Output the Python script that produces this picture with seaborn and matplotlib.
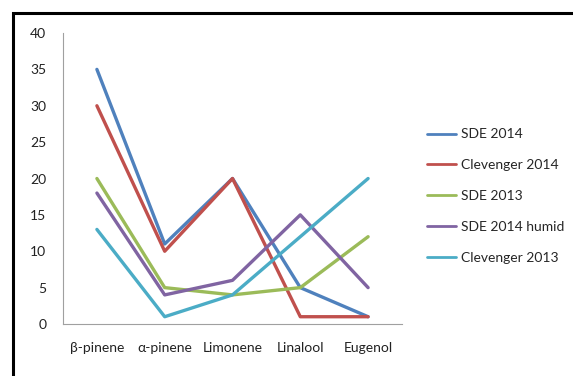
import matplotlib
matplotlib.use("Agg")
import matplotlib.pyplot as plt
import matplotlib.patches as mpatches
import seaborn as sns
import pandas as pd

compounds = ["β-pinene", "α-pinene", "Limonene", "Linalool", "Eugenol"]
series_names = ["SDE 2014", "Clevenger 2014", "SDE 2013", "SDE 2014 humid", "Clevenger 2013"]
sde_2014 = [35, 11, 20, 5, 1]
clevenger_2014 = [30, 10, 20, 1, 1]
sde_2013 = [20, 5, 4, 5, 12]
sde_2014_humid = [18, 4, 6, 15, 5]
clevenger_2013 = [13, 1, 4, 12, 20]
y_ticks = [0, 5, 10, 15, 20, 25, 30, 35, 40]

colors = ["#4F81BD", "#C0504D", "#9BBB59", "#8064A2", "#4BACC6"]

rows = []
for name, vals in zip(series_names,
                      [sde_2014, clevenger_2014, sde_2013, sde_2014_humid, clevenger_2013]):
    for i, (c, v) in enumerate(zip(compounds, vals)):
        rows.append({"pos": i, "compound": c, "series": name, "value": v})
df = pd.DataFrame(rows)

sns.set_style("white")
plt.rcParams["font.family"] = ["Lato", "DejaVu Sans"]

FS = 10
fig = plt.figure(figsize=(5.73, 3.76), dpi=100)
ax = fig.add_axes([63 / 573, 1 - 324 / 376, (402 - 63) / 573, (324 - 33) / 376])

sns.lineplot(data=df, x="pos", y="value", hue="series", hue_order=series_names,
             palette=colors, linewidth=2.4, ax=ax, legend=False, sort=False)

ax.set_xlim(-0.5, 4.5)
ax.set_ylim(0, 40)
ax.set_yticks(y_ticks)
ax.set_yticklabels([str(t) for t in y_ticks], fontsize=FS, color="#222222")
ax.set_xticks([-0.5, 0.5, 1.5, 2.5, 3.5, 4.5])
ax.set_xticklabels([])
ax.set_xticks(range(len(compounds)), minor=True)
ax.set_xticklabels(compounds, minor=True, fontsize=FS, color="#222222")
ax.tick_params(axis="x", which="minor", length=0, pad=13)
ax.tick_params(axis="x", which="major", length=4, color="#A0A0A0", width=0.8, direction="out")
ax.tick_params(axis="y", length=4, color="#A0A0A0", width=0.8, direction="out", pad=8)
ax.set_xlabel("")
ax.set_ylabel("")
for side in ["top", "right"]:
    ax.spines[side].set_visible(False)
for side in ["left", "bottom"]:
    ax.spines[side].set_color("#A0A0A0")
    ax.spines[side].set_linewidth(0.8)

handles = [plt.Line2D([], [], color=c, linewidth=2.0) for c in colors]
fig.legend(handles, series_names, loc="center left",
           bbox_to_anchor=(427 / 573, 1 - 196 / 376), frameon=False,
           fontsize=FS, handlelength=2.1, handletextpad=0.35,
           labelspacing=1.35, borderpad=0, borderaxespad=0)

# outer chart frame
frame = mpatches.Rectangle((13 / 573, -0.1), 1.2, 1 - 13 / 376 + 0.1,
                           transform=fig.transFigure, fill=False,
                           edgecolor="black", linewidth=2.2, clip_on=False)
fig.patches.append(frame)

fig.savefig("out.png", dpi=100)
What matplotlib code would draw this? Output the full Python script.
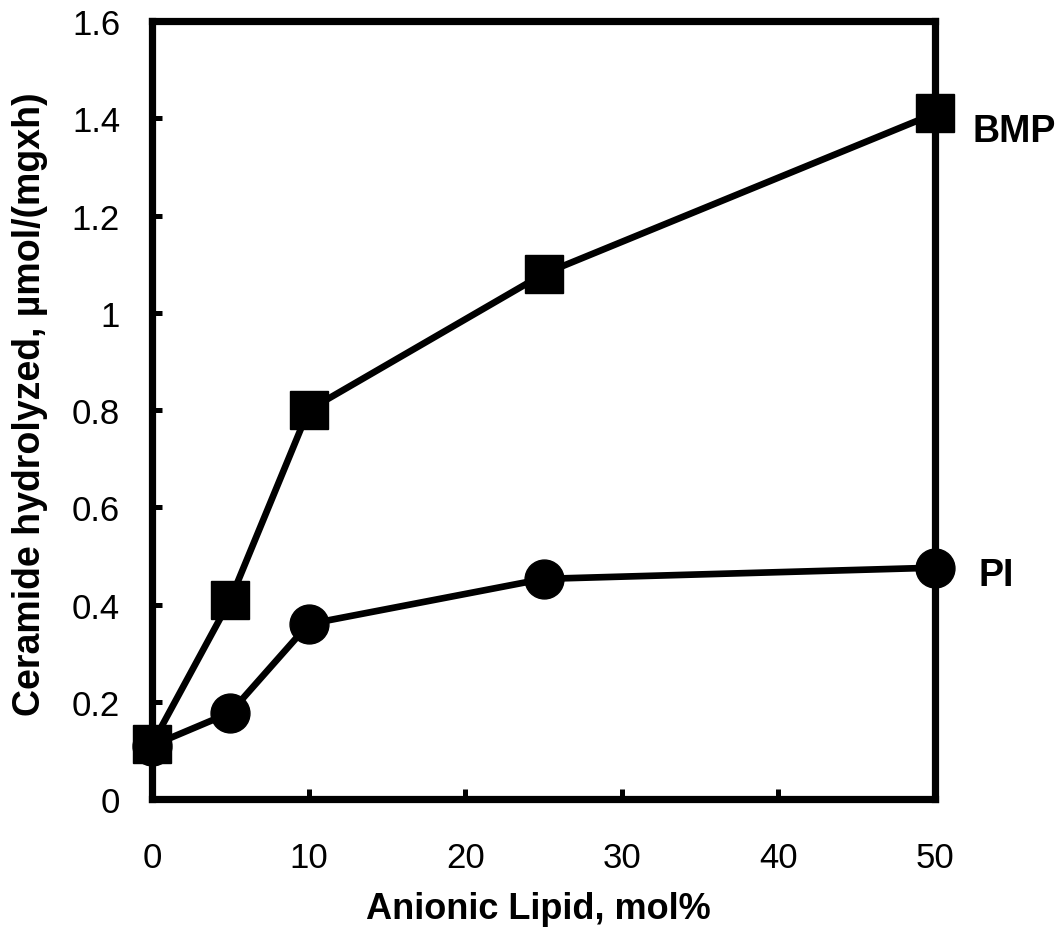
import matplotlib
matplotlib.use("Agg")
import matplotlib.pyplot as plt

plt.rcParams['font.family'] = ['Liberation Sans', 'DejaVu Sans']

lipid_mol = [0, 5, 10, 25, 50]
bmp = [0.113, 0.41, 0.80, 1.08, 1.41]
pi = [0.11, 0.178, 0.36, 0.453, 0.476]

fig = plt.figure(figsize=(10.59, 9.37), dpi=100)
ax = fig.add_axes([0.1435, 0.146, 0.7395, 0.8305])

ax.plot(lipid_mol, pi, color='black', lw=4.8, marker='o', ms=28,
        clip_on=False, zorder=3)
ax.plot(lipid_mol, bmp, color='black', lw=4.8, marker='s', ms=27.5,
        clip_on=False, zorder=4)

ax.set_xlim(0, 50)
ax.set_ylim(0, 1.6)
ax.set_xticks([0, 10, 20, 30, 40, 50])
ax.set_yticks([0, 0.2, 0.4, 0.6, 0.8, 1.0, 1.2, 1.4, 1.6])
ax.set_yticklabels(['0', '0.2', '0.4', '0.6', '0.8', '1', '1.2', '1.4', '1.6'])

for s in ax.spines.values():
    s.set_linewidth(5.2)
ax.tick_params(direction='in', length=7, width=3.6, labelsize=25)
ax.tick_params(axis='x', pad=30)
ax.tick_params(axis='y', pad=23)

ax.set_xlabel('Anionic Lipid, mol%', fontsize=26, fontweight='bold')
ax.set_ylabel('Ceramide hydrolyzed, µmol/(mgxh)', fontsize=27,
              fontweight='bold')
ax.xaxis.set_label_coords(0.494, -0.118)
ax.yaxis.set_label_coords(-0.133, 0.509)

ax.annotate('BMP', xy=(lipid_mol[-1], bmp[-1]), xytext=(27, -13),
            textcoords='offset points', fontsize=27, fontweight='bold',
            va='center', ha='left', annotation_clip=False)
ax.annotate('PI', xy=(lipid_mol[-1], pi[-1]), xytext=(31, -5),
            textcoords='offset points', fontsize=27, fontweight='bold',
            va='center', ha='left', annotation_clip=False)

fig.savefig('out.png', dpi=100)
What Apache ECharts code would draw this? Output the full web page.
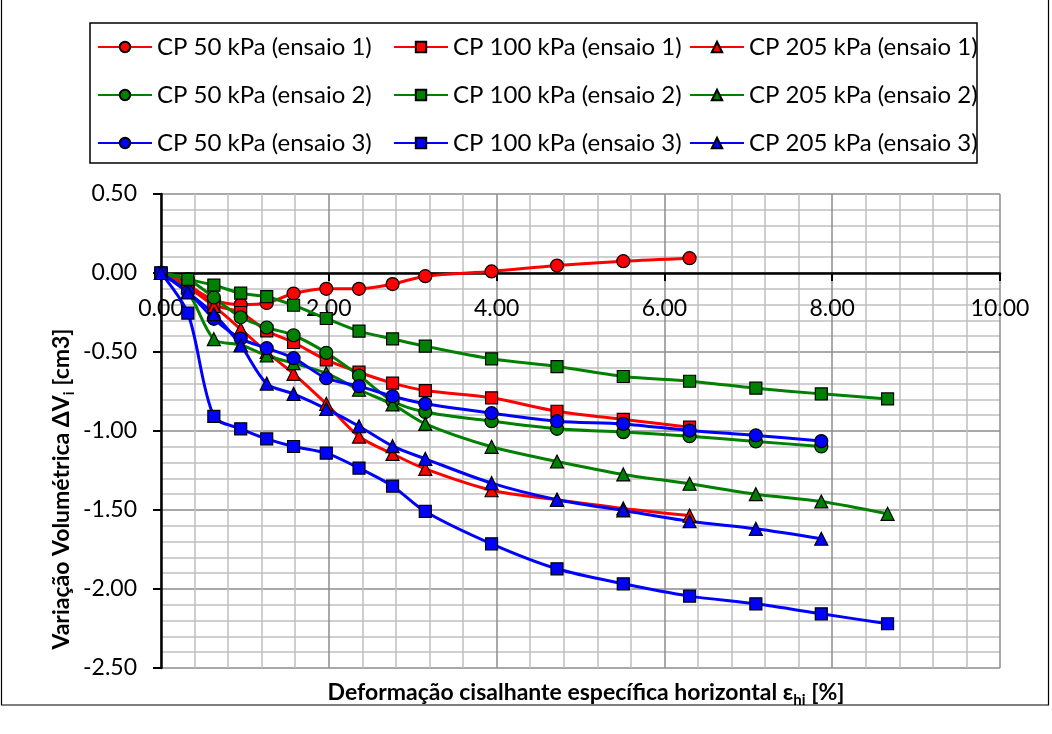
########################################
Required work »
Repeat the lines between those holding "What matplotlib code" and "plt.rcParams['font.family'] = ['Liberation", inclusive. Pictures stay out.

Answer »
What matplotlib code would draw this? Output the full Python script.
import matplotlib
matplotlib.use("Agg")
import matplotlib.pyplot as plt

plt.rcParams['font.family'] = ['Liberation Sans', 'DejaVu Sans']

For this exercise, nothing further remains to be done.